WHAT IS NEEDED> Could you retype the lines below, starting at the line holding "What matplotlib code" and stopping at the line holding "il17_d_sem = [0, 0, 11.7, 0]", inclusive? Copy them exactly and drop the images.

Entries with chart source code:
>>>>
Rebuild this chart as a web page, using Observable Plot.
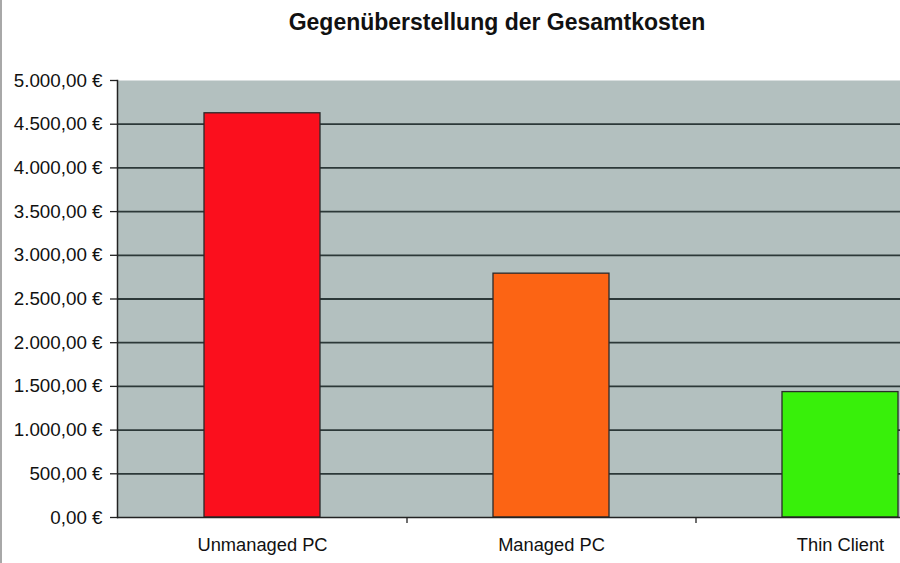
<!DOCTYPE html>
<html>
<head>
<meta charset="utf-8">
<script src="https://cdn.jsdelivr.net/npm/d3@7"></script>
<script src="https://cdn.jsdelivr.net/npm/@observablehq/plot@0.6"></script>
<style>
  html, body { margin: 0; padding: 0; background: #fff; overflow: hidden; }
  #wrap { position: relative; width: 900px; height: 563px; overflow: hidden; font-family: "Liberation Sans", Arial, sans-serif; }
  #title { position: absolute; left: 0; width: 994px; top: 11px; text-align: center; font-weight: bold; font-size: 23px; line-height: 22px; color: #111; }
  #edge { position: absolute; left: 0; top: 0; width: 2px; height: 563px; background: #a8a8a8; }
  #chart { position: absolute; left: 0; top: 0; }
</style>
</head>
<body>
<div id="wrap">
  <div id="chart"></div>
  <div id="title">Gegenüberstellung der Gesamtkosten</div>
  <div id="edge"></div>
</div>
<script>
const categories = ["Unmanaged PC", "Managed PC", "Thin Client"];
const values = [4625, 2790, 1435];
const colors = ["#fb0f1d", "#fc6414", "#38f00a"];
const yTicks = [0, 500, 1000, 1500, 2000, 2500, 3000, 3500, 4000, 4500, 5000];
const gridValues = [500, 1000, 1500, 2000, 2500, 3000, 3500, 4000, 4500];

const data = categories.map((c, i) => ({category: c, value: values[i]}));
const de = d3.formatLocale({decimal: ",", thousands: ".", grouping: [3], currency: ["", " €"]});
const fmt = de.format("$,.2f");

const chart = Plot.plot({
  width: 900,
  height: 563,
  marginLeft: 117,
  marginRight: 0,
  marginTop: 80,
  marginBottom: 46,
  style: {fontFamily: "'Liberation Sans', Arial, sans-serif", fontSize: "18px", color: "#111", background: "transparent", overflow: "hidden"},
  x: {domain: categories, range: [117, 984], paddingInner: 0.6, paddingOuter: 0.3, label: null},
  y: {domain: [0, 5000], label: null},
  color: {domain: categories, range: colors},
  marks: [
    Plot.frame({fill: "#b3c0bf", stroke: null}),
    Plot.ruleY(gridValues, {stroke: "#2c3838", strokeWidth: 1.8}),
    Plot.barY(data, {x: "category", y: "value", fill: "category", stroke: "#2a2a2a", strokeWidth: 1.3}),
    Plot.axisY({ticks: yTicks, tickFormat: fmt, tickSize: 7, tickPadding: 8, stroke: "#222", strokeWidth: 1.3, fontSize: 18.8, label: null}),
    Plot.axisX({tickSize: 0, tickPadding: 20, fontSize: 18.3, label: null}),
    Plot.ruleX(categories.slice(0, 2), {x: d => d, dx: 144.5, insetTop: 431, dy: 6, stroke: "#222", strokeWidth: 1.3}),
    Plot.frame({anchor: "left", stroke: "#222", strokeWidth: 1.5}),
    Plot.ruleY([0], {stroke: "#222", strokeWidth: 1.5})
  ]
});
document.getElementById("chart").appendChild(chart);
</script>
</body>
</html>
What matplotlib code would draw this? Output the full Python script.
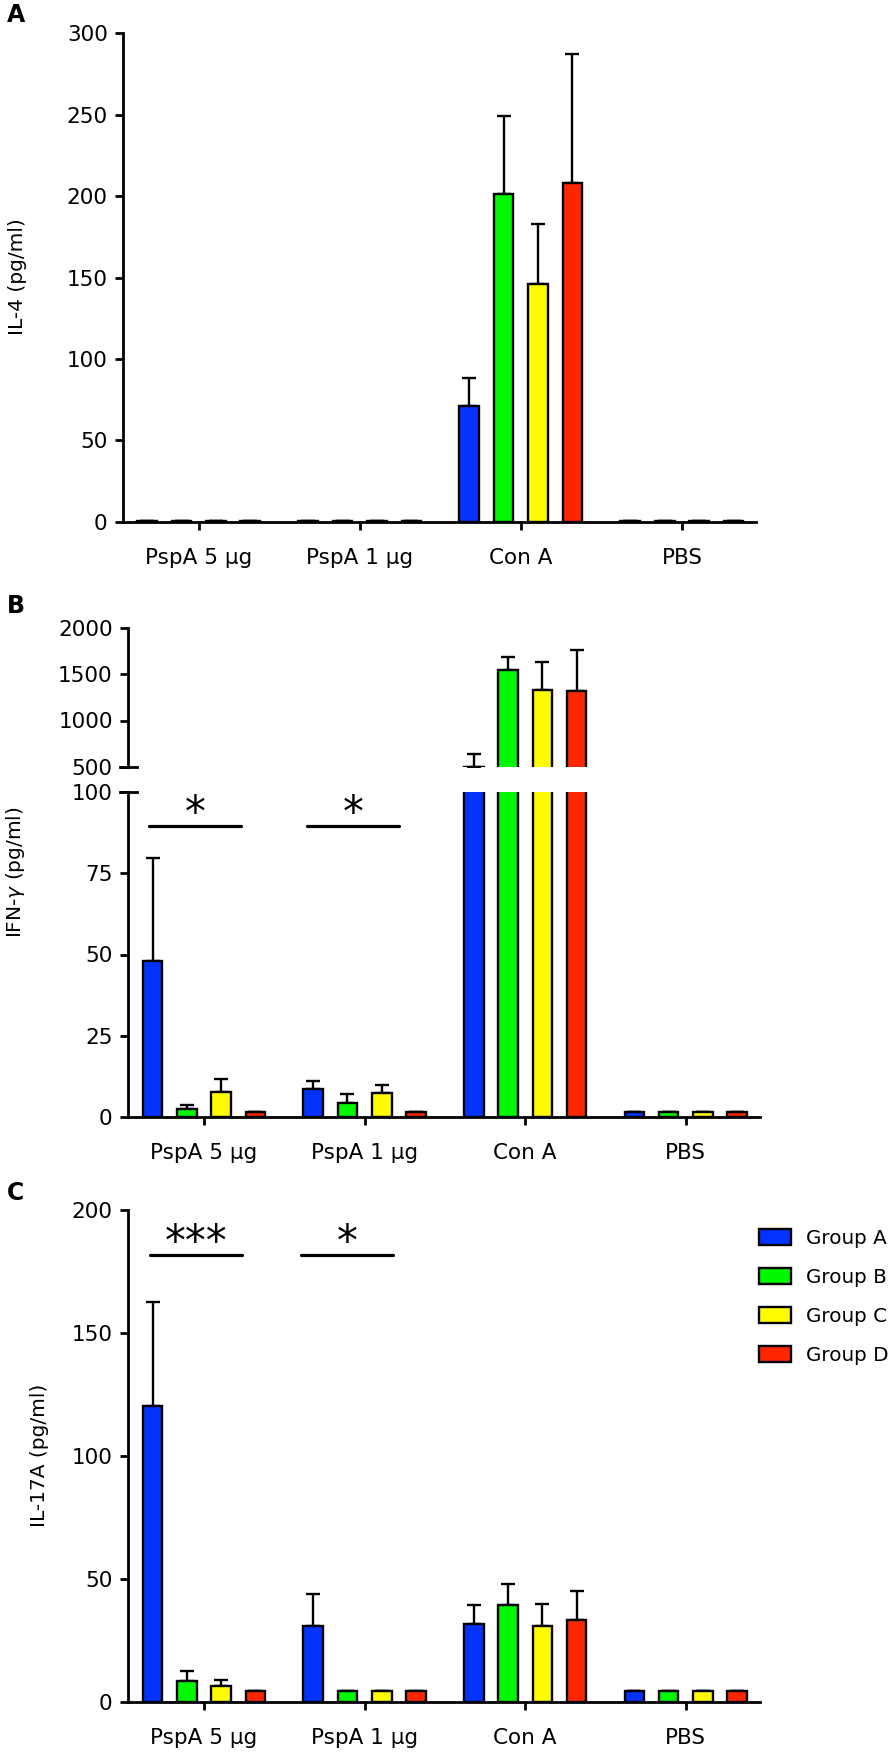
import numpy as np
import matplotlib
matplotlib.use("Agg")
import matplotlib.pyplot as plt

# ---- data ----
groups = ["PspA 5 µg", "PspA 1 µg", "Con A", "PBS"]
series = ["Group A", "Group B", "Group C", "Group D"]
colors = ["#0433ff", "#00f900", "#fffb00", "#ff2600"]

# IL-4 (pg/ml), mean and SEM per series, one value per stimulus group
il4_a = [0.4, 0.4, 71.0, 0.4]
il4_b = [0.4, 0.4, 201.0, 0.4]
il4_c = [0.4, 0.4, 146.0, 0.4]
il4_d = [0.4, 0.4, 208.0, 0.4]
il4_a_sem = [0, 0, 17.5, 0]
il4_b_sem = [0, 0, 48.0, 0]
il4_c_sem = [0, 0, 37.0, 0]
il4_d_sem = [0, 0, 79.5, 0]

# IFN-gamma (pg/ml)
ifn_a = [48.0, 8.5, 505.0, 1.6]
ifn_b = [2.4, 4.4, 1542.0, 1.6]
ifn_c = [7.8, 7.3, 1325.0, 1.6]
ifn_d = [1.6, 1.6, 1317.0, 1.6]
ifn_a_sem = [31.8, 2.6, 135.0, 0]
ifn_b_sem = [1.3, 2.7, 146.0, 0]
ifn_c_sem = [3.9, 2.5, 301.0, 0]
ifn_d_sem = [0, 0, 446.0, 0]

# IL-17A (pg/ml)
il17_a = [120.3, 31.0, 31.9, 4.5]
il17_b = [8.4, 4.5, 39.5, 4.5]
il17_c = [6.6, 4.5, 30.7, 4.5]
il17_d = [4.5, 4.5, 33.3, 4.5]
il17_a_sem = [42.4, 12.8, 7.4, 0]
il17_b_sem = [4.1, 0, 8.3, 0]
il17_c_sem = [2.3, 0, 9.1, 0]
il17_d_sem = [0, 0, 11.7, 0]

# ---- figure layout (pixel based) ----
W, H = 892, 1759
fig = plt.figure(figsize=(W / 100, H / 100), dpi=100)
plt.rcParams["font.family"] = ["DejaVu Sans"]
plt.rcParams["mathtext.fontset"] = "dejavusans"

LW = 2.0
FS = 15.5       # tick labels
FS_LAB = 14.5   # axis labels
FS_LEG = 14.3


def px_axes(left, top, right, bottom):
    return fig.add_axes([left / W, 1 - bottom / H, (right - left) / W, (bottom - top) / H])


def style(ax):
    for s in ["top", "right"]:
        ax.spines[s].set_visible(False)
    for s in ["left", "bottom"]:
        ax.spines[s].set_linewidth(LW)
    ax.tick_params(axis="both", width=LW, length=6, labelsize=FS)
    ax.tick_params(axis="y", pad=5)
    ax.tick_params(axis="x", pad=13)


def draw_bars(ax, means, sems):
    x = np.arange(len(groups))
    pitch = 0.2136
    width = 0.122
    handles = []
    for i, (m, e) in enumerate(zip(means, sems)):
        pos = x + (i - 1.5) * pitch
        ax.errorbar(pos, m, yerr=[np.zeros(len(e)), e], fmt="none", ecolor="k",
                    elinewidth=1.7, capsize=5, capthick=1.7, zorder=1)
        b = ax.bar(pos, m, width, color=colors[i], edgecolor="k", linewidth=1.7,
                   zorder=2, label=series[i])
        handles.append(b)
    return handles


def sig(ax, x0, x1, y, text):
    ax.plot([x0, x1], [y, y], color="k", lw=2.3, solid_capstyle="round", clip_on=False)
    ax.text((x0 + x1) / 2, y, text, ha="center", va="baseline", fontsize=30)


# ---- panel A ----
axA = px_axes(123, 33.3, 756, 521.7)
draw_bars(axA, [il4_a, il4_b, il4_c, il4_d], [il4_a_sem, il4_b_sem, il4_c_sem, il4_d_sem])
axA.set_xlim(-0.47, 3.46)
axA.set_ylim(0, 300)
axA.set_yticks(np.arange(0, 301, 50))
axA.set_xticks(np.arange(len(groups)))
axA.set_xticklabels(groups)
style(axA)
axA.set_ylabel("IL-4 (pg/ml)", fontsize=FS_LAB)
axA.yaxis.set_label_coords(27 / W, 1 - 277 / H, transform=fig.transFigure)

# ---- panel B (broken axis) ----
axBu = px_axes(128, 627.5, 760, 767)
axBl = px_axes(128, 792, 760, 1117)
ifn_means = [ifn_a, ifn_b, ifn_c, ifn_d]
ifn_sems = [ifn_a_sem, ifn_b_sem, ifn_c_sem, ifn_d_sem]
draw_bars(axBu, ifn_means, ifn_sems)
draw_bars(axBl, ifn_means, ifn_sems)
for ax in (axBu, axBl):
    ax.set_xlim(-0.473, 3.462)
    style(ax)
axBu.set_ylim(500, 2000)
axBu.set_yticks([500, 1000, 1500, 2000])
axBu.spines["bottom"].set_visible(False)
axBu.tick_params(axis="x", bottom=False, labelbottom=False)
axBl.set_ylim(0, 100)
axBl.set_yticks([0, 25, 50, 75, 100])
axBl.set_xticks(np.arange(len(groups)))
axBl.set_xticklabels(groups)
# break marks
axBu.plot([-0.012, 0.014], [0, 0], transform=axBu.transAxes, color="k", lw=LW, clip_on=False)
axBl.plot([-0.012, 0.014], [1, 1], transform=axBl.transAxes, color="k", lw=LW, clip_on=False)
axBl.set_ylabel(r"IFN-$\gamma$ (pg/ml)", fontsize=FS_LAB)
axBl.yaxis.set_label_coords(27 / W, 1 - 872 / H, transform=fig.transFigure)
sig(axBl, -0.345, 0.23, 89.4, "*")
sig(axBl, 0.641, 1.214, 89.4, "*")

# ---- panel C ----
axC = px_axes(128, 1210, 760, 1702)
hC = draw_bars(axC, [il17_a, il17_b, il17_c, il17_d],
               [il17_a_sem, il17_b_sem, il17_c_sem, il17_d_sem])
axC.set_xlim(-0.473, 3.462)
axC.set_ylim(0, 200)
axC.set_yticks(np.arange(0, 201, 50))
axC.set_xticks(np.arange(len(groups)))
axC.set_xticklabels(groups)
style(axC)
axC.set_ylabel("IL-17A (pg/ml)", fontsize=FS_LAB)
axC.yaxis.set_label_coords(49 / W, 1 - 1455 / H, transform=fig.transFigure)
sig(axC, -0.336, 0.237, 181.6, "***")
sig(axC, 0.604, 1.177, 181.6, "*")

leg = fig.legend(handles=hC, labels=series, loc="upper left",
                 bbox_to_anchor=(759 / W, 1 - 1229 / H), frameon=False, fontsize=FS_LEG,
                 handlelength=1.6, handleheight=0.85, handletextpad=0.75,
                 labelspacing=1.0, borderpad=0, borderaxespad=0)

# panel letters
for letter, y in [("A", 15), ("B", 606), ("C", 1193)]:
    fig.text(7 / W, 1 - y / H, letter, fontsize=17, fontweight="bold", va="center", ha="left")

fig.savefig("out.png", dpi=100)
<<<<
THE SOLUTION>
What matplotlib code would draw this? Output the full Python script.
import numpy as np
import matplotlib
matplotlib.use("Agg")
import matplotlib.pyplot as plt

# ---- data ----
groups = ["PspA 5 µg", "PspA 1 µg", "Con A", "PBS"]
series = ["Group A", "Group B", "Group C", "Group D"]
colors = ["#0433ff", "#00f900", "#fffb00", "#ff2600"]

# IL-4 (pg/ml), mean and SEM per series, one value per stimulus group
il4_a = [0.4, 0.4, 71.0, 0.4]
il4_b = [0.4, 0.4, 201.0, 0.4]
il4_c = [0.4, 0.4, 146.0, 0.4]
il4_d = [0.4, 0.4, 208.0, 0.4]
il4_a_sem = [0, 0, 17.5, 0]
il4_b_sem = [0, 0, 48.0, 0]
il4_c_sem = [0, 0, 37.0, 0]
il4_d_sem = [0, 0, 79.5, 0]

# IFN-gamma (pg/ml)
ifn_a = [48.0, 8.5, 505.0, 1.6]
ifn_b = [2.4, 4.4, 1542.0, 1.6]
ifn_c = [7.8, 7.3, 1325.0, 1.6]
ifn_d = [1.6, 1.6, 1317.0, 1.6]
ifn_a_sem = [31.8, 2.6, 135.0, 0]
ifn_b_sem = [1.3, 2.7, 146.0, 0]
ifn_c_sem = [3.9, 2.5, 301.0, 0]
ifn_d_sem = [0, 0, 446.0, 0]

# IL-17A (pg/ml)
il17_a = [120.3, 31.0, 31.9, 4.5]
il17_b = [8.4, 4.5, 39.5, 4.5]
il17_c = [6.6, 4.5, 30.7, 4.5]
il17_d = [4.5, 4.5, 33.3, 4.5]
il17_a_sem = [42.4, 12.8, 7.4, 0]
il17_b_sem = [4.1, 0, 8.3, 0]
il17_c_sem = [2.3, 0, 9.1, 0]
il17_d_sem = [0, 0, 11.7, 0]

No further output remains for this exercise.